When measured against all 50 states, Virginia ranks at the bottom in energy efficiency, as reported by the American Council for Energy Efficient Economy ( www.aceee.org ). In fact, the average Californian uses 1/2 the energy that the average Virginian uses in a year, yet Californian's economy continues to thrive and citizens enjoy a high standard of living.
On a practical level, however, energy has joined water as a precious commodity that Virginians can no longer afford to squander, particularly when the trade-offs are rising CO2 levels, clean air, fresh water, and mercury free fish.

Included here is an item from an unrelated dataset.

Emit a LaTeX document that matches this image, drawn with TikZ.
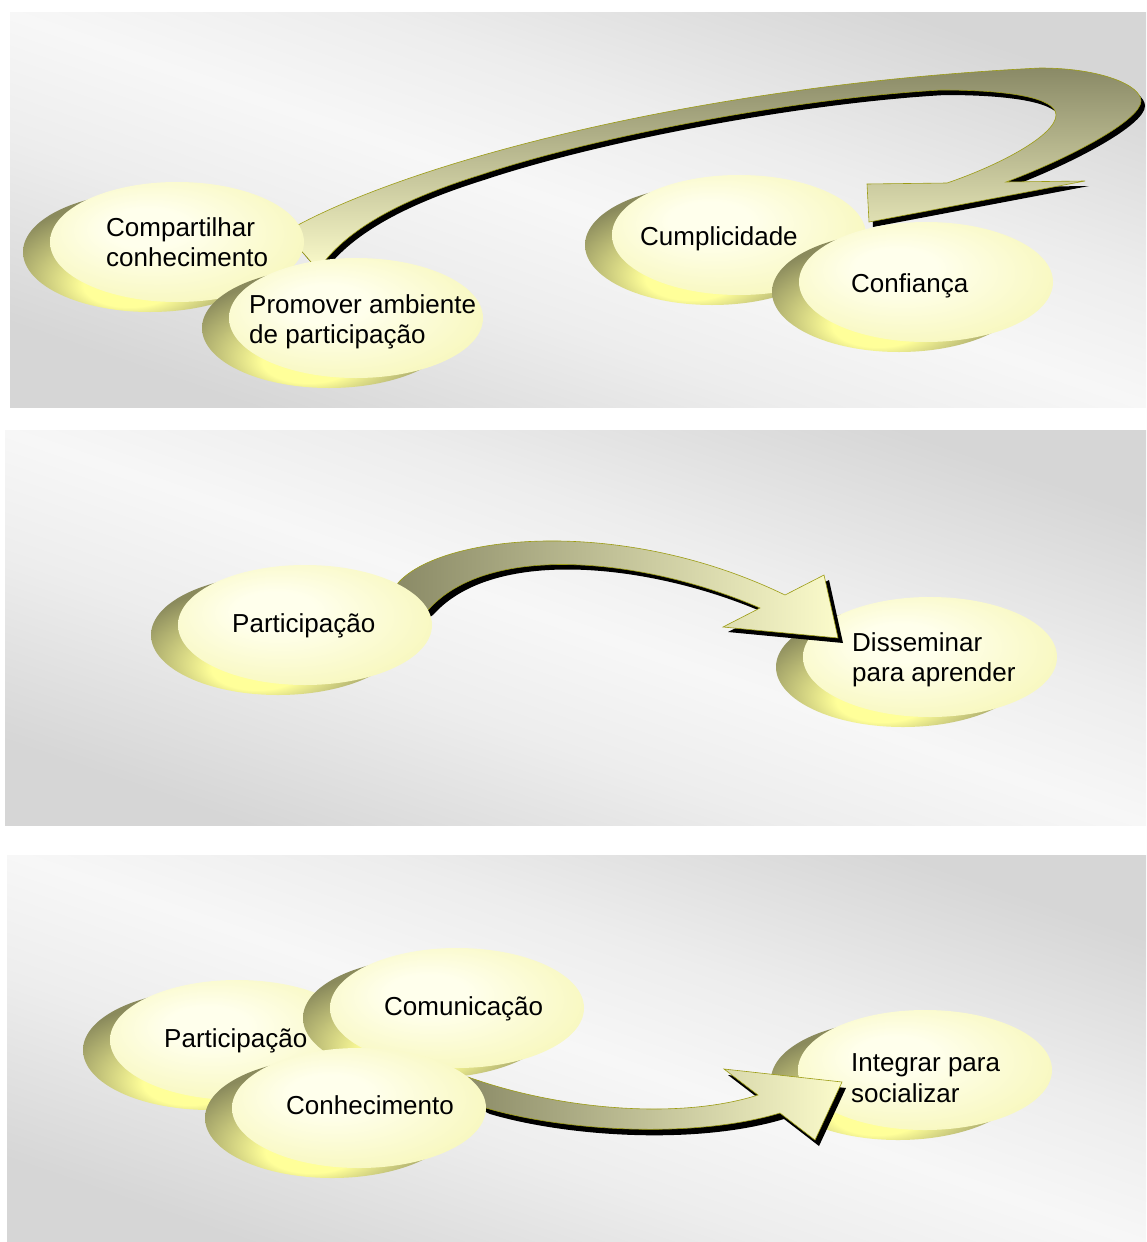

It is unfortunate that the only way for commonwealth utilities to increase profits is to encourage consumers to waste more energy or to bill citizens to for unneeded coal-fired plants. This plant is not even state-of-the-art. So if this dirty coal-fired generator were allowed to come be built, it is Virginia ratepayers who would not only foot the bill to build it but also to upgrade the plant to higher evolving national standards. In every way, the Wise County coal-fired plant is a bad deal for Virginians.
Ri
What difference does it make?
That coal is not going to be left in the ground. If we don't burn it here, it will just be exported and burned elsewhere. There is only one atmosphere.
Clean Coal technology already scrubs the locally destructive acids and soot from burning coal, and the CO2 has no local ill effects.
So, why subject our people and industry to the more expensive, and largely imaginary, wind and solar technologies just so that coal can be burned in China instead of here?
It will take decades to restart nuclear power as a long term alternative to coal, thanks to the same people who seek to block coal now, so coal is our best choice for the next 30 years or so.
Aside from which, CO2 is not pollution, it's plant food.